> _To do_
Records follow. Select each line holding "diagram".

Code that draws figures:
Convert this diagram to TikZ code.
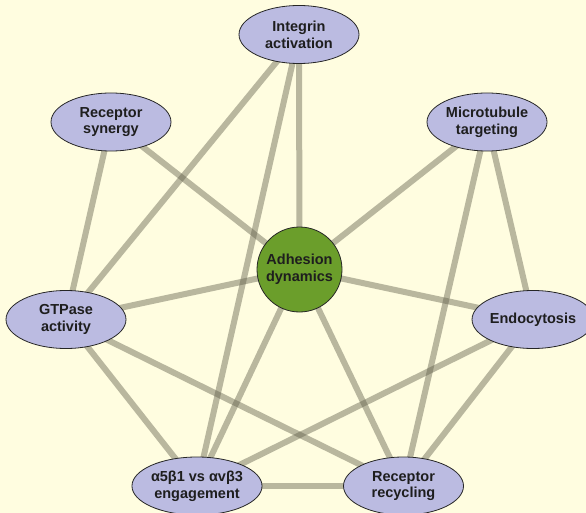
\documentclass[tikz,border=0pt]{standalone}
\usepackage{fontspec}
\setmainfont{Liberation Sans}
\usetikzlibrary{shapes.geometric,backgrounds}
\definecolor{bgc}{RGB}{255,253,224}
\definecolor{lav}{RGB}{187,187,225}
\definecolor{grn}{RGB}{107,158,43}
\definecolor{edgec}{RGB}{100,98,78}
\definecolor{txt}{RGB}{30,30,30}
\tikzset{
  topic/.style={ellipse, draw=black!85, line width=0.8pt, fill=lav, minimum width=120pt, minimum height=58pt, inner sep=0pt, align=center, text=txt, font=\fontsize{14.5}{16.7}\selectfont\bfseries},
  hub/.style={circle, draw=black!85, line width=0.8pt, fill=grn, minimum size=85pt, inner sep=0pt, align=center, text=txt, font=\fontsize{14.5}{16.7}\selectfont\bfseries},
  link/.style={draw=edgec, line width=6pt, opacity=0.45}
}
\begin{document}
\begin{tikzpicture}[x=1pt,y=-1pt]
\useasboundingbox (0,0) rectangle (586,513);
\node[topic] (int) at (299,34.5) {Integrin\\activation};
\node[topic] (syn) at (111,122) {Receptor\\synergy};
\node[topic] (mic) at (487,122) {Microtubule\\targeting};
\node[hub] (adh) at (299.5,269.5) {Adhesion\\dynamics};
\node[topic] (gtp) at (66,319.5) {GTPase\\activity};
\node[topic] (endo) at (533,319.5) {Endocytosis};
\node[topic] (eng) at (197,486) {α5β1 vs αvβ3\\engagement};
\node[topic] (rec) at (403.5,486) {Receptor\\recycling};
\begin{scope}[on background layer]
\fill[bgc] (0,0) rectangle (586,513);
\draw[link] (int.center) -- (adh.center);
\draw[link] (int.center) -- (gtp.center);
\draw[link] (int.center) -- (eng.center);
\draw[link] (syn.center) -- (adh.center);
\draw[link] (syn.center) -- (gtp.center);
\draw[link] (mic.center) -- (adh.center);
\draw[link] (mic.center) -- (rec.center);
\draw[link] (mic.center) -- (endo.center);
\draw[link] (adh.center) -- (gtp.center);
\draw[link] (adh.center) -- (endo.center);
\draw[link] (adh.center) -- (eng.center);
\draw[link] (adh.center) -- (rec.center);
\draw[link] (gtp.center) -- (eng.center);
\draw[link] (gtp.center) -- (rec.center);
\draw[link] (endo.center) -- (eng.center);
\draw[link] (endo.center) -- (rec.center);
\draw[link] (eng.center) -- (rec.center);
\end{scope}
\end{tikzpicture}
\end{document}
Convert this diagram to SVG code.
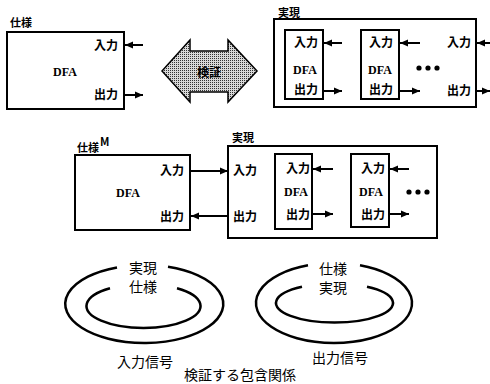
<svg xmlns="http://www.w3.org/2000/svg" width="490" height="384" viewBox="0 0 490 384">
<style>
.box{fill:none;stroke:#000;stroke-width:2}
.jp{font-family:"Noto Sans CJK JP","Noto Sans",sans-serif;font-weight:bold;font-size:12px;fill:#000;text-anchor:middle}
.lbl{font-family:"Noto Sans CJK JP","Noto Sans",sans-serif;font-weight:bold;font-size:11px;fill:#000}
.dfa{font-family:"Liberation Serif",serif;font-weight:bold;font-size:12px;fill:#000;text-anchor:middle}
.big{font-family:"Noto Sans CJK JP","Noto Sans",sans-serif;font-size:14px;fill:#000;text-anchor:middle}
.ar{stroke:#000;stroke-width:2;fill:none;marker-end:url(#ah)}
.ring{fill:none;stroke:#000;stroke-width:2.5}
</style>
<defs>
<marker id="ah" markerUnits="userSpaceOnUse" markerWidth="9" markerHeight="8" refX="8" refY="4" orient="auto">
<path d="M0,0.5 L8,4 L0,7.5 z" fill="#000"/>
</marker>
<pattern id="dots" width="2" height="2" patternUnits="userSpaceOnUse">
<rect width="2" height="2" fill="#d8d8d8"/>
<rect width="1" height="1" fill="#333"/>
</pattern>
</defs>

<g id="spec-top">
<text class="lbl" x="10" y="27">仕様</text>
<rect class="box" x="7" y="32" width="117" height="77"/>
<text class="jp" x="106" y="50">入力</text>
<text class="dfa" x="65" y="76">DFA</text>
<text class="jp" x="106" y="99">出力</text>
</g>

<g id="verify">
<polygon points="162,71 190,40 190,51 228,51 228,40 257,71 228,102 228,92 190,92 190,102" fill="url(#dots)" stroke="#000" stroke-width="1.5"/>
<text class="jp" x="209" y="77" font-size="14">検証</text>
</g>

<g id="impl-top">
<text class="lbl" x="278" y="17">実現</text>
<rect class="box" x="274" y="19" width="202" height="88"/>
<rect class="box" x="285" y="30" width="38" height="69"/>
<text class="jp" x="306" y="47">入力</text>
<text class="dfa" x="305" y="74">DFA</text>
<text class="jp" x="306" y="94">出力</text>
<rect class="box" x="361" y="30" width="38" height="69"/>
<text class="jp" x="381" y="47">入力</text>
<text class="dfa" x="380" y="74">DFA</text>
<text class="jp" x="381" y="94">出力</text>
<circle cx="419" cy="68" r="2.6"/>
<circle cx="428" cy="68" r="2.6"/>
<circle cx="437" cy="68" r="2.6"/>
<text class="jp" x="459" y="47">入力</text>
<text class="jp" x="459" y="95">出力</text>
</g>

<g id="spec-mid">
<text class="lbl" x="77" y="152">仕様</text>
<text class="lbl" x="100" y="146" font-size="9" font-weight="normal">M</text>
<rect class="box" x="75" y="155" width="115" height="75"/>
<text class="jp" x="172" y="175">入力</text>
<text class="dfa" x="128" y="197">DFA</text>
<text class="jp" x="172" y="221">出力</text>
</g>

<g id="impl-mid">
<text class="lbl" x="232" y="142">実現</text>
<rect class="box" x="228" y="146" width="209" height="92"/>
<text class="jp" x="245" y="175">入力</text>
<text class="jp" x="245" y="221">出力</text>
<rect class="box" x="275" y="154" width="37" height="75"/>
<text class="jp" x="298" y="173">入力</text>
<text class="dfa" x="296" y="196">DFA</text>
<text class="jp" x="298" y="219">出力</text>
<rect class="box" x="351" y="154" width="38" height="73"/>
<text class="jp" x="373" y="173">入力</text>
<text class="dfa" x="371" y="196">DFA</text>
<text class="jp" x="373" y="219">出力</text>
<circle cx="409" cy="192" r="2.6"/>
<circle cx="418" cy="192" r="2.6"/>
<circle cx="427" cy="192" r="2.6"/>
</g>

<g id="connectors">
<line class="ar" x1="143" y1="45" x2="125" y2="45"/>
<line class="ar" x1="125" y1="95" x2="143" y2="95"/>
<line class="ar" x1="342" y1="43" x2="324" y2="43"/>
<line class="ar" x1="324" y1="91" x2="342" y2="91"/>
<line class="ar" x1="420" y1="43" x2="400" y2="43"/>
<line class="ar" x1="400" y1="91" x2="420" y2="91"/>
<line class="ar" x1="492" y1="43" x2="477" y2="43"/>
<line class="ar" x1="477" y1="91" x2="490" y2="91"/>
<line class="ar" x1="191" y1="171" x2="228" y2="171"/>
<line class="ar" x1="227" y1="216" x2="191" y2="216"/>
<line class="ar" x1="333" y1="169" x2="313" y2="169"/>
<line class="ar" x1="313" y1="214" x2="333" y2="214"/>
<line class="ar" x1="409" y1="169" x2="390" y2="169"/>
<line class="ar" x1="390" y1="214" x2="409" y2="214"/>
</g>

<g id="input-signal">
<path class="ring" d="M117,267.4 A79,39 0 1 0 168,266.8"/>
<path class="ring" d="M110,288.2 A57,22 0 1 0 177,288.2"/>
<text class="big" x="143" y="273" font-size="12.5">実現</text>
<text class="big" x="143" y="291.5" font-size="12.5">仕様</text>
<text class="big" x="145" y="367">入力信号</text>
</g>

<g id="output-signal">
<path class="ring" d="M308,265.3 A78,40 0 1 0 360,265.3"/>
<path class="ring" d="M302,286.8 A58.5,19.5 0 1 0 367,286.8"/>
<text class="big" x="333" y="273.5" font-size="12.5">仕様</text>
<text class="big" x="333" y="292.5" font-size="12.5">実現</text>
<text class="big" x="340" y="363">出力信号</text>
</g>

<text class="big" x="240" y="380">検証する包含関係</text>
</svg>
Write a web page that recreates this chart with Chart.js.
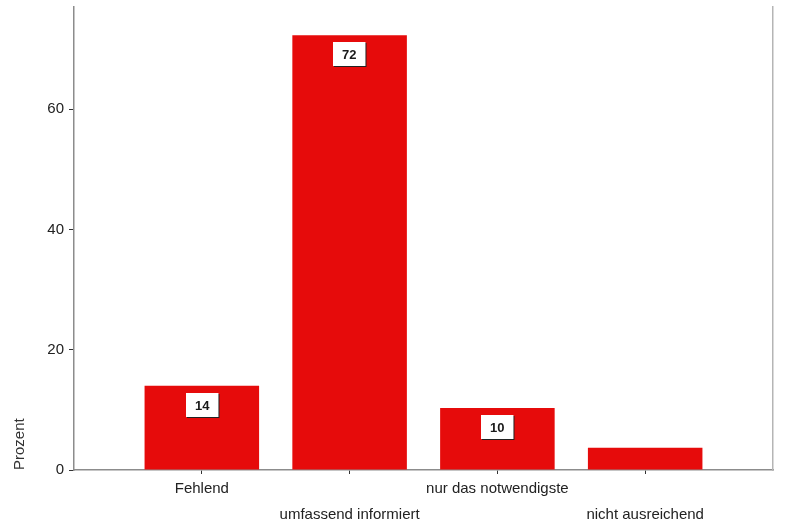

> _Correct answer_
Convert this diagram to TikZ code.
Convert this diagram to SVG code.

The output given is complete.